What the task asks >> Read through the data and report every line in which the word "chart" occurs.

Task data >>
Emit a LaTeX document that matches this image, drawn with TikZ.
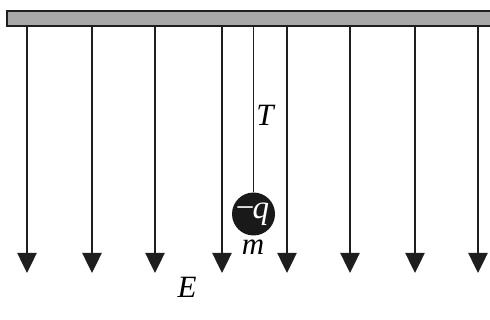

--

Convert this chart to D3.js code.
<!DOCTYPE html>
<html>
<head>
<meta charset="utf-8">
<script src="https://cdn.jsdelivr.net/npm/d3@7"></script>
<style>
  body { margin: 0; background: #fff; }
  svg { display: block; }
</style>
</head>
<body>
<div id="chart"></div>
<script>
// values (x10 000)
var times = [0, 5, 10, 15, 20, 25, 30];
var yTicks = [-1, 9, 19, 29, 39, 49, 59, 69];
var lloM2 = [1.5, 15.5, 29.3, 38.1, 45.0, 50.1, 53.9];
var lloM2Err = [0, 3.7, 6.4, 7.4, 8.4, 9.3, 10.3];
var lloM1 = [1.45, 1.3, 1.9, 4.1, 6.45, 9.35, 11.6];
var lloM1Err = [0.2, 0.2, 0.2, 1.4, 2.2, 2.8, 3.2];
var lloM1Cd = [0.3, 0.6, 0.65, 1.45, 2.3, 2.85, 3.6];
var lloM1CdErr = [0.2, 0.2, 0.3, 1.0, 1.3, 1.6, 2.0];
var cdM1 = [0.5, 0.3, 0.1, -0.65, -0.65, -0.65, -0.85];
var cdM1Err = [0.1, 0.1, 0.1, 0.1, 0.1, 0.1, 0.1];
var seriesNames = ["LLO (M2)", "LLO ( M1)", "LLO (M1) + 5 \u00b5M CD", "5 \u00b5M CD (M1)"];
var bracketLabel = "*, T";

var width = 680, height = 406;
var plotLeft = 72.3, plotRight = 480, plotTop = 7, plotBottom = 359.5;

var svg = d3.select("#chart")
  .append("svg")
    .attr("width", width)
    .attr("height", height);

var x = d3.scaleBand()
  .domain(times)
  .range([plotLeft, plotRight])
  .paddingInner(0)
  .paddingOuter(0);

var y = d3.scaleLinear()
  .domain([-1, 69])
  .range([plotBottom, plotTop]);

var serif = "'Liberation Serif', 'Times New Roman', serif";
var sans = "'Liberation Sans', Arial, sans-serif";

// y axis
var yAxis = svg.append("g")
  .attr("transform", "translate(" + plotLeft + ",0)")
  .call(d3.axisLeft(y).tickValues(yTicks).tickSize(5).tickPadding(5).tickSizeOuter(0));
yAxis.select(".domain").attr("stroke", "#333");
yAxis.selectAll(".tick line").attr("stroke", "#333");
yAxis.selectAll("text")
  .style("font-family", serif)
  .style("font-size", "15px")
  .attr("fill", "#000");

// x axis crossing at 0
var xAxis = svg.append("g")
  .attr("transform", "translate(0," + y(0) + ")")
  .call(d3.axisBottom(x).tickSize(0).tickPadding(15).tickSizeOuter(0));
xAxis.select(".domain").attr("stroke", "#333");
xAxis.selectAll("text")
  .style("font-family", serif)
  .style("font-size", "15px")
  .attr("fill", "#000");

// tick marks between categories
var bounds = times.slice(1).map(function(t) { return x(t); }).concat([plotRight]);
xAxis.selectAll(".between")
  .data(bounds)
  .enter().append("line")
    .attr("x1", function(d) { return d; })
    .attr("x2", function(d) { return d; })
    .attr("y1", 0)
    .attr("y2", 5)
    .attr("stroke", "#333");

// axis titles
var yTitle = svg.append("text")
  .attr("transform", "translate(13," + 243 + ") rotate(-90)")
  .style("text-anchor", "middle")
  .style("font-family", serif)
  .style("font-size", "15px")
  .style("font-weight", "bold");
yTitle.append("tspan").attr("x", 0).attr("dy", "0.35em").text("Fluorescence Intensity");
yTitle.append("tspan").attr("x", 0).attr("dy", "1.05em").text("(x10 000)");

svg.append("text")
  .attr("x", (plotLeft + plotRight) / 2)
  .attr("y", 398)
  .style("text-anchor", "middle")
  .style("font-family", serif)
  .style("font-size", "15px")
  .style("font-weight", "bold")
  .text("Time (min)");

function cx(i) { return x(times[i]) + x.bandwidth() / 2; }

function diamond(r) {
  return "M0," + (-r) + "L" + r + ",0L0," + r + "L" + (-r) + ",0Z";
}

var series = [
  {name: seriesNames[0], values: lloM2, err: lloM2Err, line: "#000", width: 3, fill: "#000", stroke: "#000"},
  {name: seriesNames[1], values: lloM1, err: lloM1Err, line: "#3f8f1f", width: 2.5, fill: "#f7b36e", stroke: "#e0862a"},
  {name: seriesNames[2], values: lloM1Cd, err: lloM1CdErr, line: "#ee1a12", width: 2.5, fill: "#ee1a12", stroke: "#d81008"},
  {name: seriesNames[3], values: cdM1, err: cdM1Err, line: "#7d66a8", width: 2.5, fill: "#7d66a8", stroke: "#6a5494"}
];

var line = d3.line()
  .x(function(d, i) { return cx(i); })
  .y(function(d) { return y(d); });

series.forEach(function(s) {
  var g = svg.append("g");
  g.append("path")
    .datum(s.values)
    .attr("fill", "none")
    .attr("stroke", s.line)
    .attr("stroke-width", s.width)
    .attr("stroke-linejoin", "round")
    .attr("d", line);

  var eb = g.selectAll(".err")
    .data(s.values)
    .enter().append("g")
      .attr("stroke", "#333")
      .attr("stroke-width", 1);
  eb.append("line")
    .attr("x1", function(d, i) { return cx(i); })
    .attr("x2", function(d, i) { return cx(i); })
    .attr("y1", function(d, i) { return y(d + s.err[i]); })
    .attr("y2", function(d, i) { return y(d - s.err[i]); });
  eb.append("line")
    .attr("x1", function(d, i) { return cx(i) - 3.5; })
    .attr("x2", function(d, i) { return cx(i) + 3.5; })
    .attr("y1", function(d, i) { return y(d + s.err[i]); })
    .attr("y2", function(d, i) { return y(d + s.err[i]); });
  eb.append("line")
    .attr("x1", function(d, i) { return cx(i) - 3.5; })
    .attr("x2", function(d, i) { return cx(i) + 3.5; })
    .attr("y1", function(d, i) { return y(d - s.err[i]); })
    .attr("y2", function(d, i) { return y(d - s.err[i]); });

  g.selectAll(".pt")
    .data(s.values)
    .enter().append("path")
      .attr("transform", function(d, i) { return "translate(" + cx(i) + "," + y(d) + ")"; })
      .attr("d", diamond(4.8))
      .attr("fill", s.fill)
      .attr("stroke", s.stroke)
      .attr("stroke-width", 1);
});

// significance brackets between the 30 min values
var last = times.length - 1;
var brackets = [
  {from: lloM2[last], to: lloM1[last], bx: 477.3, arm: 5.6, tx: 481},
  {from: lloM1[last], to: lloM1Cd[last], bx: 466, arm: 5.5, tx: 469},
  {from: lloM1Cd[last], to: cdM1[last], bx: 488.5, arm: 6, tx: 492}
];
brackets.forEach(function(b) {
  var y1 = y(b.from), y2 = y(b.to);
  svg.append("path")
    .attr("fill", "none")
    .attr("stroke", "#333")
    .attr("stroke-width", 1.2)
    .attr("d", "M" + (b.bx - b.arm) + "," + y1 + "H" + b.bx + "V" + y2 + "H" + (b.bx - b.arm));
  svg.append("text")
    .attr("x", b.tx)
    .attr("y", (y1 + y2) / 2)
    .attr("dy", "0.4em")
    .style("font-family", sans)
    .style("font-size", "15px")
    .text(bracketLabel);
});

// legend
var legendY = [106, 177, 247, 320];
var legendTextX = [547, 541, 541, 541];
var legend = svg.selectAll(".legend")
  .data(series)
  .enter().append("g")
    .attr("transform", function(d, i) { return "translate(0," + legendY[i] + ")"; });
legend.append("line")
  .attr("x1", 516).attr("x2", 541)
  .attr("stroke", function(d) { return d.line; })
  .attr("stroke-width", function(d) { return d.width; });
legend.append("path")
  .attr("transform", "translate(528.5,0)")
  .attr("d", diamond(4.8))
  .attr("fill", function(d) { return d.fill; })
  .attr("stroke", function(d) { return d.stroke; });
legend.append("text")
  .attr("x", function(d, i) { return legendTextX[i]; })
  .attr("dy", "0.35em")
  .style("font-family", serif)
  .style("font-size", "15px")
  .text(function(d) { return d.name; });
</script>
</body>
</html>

* * *

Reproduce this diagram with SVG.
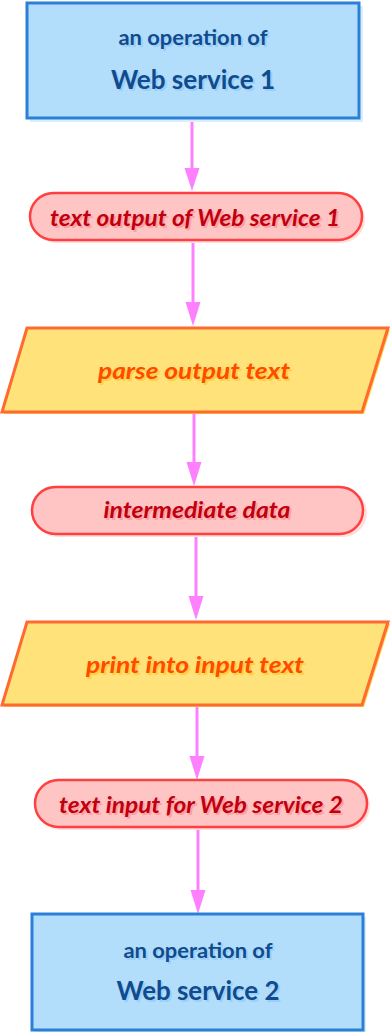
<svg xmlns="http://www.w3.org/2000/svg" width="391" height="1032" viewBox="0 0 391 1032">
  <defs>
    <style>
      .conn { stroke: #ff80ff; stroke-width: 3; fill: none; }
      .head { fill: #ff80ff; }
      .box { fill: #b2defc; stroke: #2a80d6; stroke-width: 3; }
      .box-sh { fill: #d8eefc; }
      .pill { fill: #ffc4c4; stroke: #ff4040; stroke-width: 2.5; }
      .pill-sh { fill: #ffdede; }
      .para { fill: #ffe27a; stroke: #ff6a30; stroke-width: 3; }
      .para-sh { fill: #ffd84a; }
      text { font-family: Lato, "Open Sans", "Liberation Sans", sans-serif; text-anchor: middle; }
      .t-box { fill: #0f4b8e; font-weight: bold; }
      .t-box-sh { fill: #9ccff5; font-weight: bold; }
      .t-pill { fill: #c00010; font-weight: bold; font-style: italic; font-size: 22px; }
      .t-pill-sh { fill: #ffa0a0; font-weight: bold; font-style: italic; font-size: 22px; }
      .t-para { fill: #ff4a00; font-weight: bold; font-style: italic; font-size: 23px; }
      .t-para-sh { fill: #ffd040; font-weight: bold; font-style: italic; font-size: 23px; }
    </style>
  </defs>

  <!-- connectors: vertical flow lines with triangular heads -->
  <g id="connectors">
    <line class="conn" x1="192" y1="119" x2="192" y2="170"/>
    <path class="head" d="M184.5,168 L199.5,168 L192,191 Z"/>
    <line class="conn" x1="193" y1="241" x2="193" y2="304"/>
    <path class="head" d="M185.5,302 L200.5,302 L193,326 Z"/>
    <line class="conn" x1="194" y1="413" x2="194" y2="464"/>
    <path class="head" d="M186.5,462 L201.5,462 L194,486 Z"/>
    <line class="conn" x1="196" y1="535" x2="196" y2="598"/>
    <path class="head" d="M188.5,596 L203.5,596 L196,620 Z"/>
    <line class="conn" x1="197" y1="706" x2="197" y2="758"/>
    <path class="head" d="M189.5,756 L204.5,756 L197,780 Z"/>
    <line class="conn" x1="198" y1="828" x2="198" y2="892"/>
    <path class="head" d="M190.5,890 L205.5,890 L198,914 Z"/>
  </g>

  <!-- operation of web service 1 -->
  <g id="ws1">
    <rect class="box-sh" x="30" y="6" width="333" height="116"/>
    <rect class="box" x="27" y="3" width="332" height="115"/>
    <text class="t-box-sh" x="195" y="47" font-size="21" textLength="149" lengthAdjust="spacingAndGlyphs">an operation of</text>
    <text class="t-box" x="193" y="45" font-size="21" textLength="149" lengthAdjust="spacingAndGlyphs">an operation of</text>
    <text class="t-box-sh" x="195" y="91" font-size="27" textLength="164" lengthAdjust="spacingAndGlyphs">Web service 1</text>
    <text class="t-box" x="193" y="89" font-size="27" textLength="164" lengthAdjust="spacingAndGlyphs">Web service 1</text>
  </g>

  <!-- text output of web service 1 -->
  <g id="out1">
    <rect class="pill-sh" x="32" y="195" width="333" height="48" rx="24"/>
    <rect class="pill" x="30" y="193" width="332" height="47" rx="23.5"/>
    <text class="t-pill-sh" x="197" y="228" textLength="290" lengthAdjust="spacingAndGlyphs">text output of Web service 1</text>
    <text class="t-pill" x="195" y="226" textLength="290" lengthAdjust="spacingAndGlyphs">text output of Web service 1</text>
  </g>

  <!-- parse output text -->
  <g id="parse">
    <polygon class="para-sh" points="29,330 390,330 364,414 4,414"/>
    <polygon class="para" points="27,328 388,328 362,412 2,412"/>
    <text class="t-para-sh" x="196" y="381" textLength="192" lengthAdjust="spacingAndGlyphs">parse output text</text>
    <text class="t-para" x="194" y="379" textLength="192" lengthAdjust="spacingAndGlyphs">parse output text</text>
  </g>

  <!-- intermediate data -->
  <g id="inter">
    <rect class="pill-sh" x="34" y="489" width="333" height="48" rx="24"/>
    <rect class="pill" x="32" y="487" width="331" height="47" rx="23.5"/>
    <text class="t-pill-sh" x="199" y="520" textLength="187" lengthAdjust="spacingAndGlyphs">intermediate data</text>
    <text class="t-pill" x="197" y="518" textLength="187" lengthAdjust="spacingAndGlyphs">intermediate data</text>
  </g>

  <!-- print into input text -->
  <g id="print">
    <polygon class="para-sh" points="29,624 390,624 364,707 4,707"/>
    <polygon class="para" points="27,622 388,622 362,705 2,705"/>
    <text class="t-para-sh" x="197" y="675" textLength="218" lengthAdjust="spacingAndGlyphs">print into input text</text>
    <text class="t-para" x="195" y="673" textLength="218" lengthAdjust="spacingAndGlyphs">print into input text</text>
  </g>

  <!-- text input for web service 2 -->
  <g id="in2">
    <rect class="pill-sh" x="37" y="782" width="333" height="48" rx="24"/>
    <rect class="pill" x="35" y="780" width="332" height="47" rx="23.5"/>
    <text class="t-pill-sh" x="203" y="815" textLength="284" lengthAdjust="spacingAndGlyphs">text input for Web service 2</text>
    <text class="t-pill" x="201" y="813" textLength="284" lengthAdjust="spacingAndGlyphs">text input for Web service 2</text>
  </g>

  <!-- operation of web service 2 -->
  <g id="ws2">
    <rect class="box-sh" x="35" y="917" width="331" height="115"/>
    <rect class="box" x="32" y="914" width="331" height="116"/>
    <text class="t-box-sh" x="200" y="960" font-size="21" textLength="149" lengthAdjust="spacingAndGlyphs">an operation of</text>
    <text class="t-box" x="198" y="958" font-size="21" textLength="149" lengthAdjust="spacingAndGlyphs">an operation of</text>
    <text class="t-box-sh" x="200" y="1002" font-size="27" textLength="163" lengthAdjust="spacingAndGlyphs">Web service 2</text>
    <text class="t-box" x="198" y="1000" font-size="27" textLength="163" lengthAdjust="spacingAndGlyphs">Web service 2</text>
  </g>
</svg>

Reply to the task >>
Convert this chart to D3.js code.
<div id="chart"></div>
var svg = d3.select("#chart")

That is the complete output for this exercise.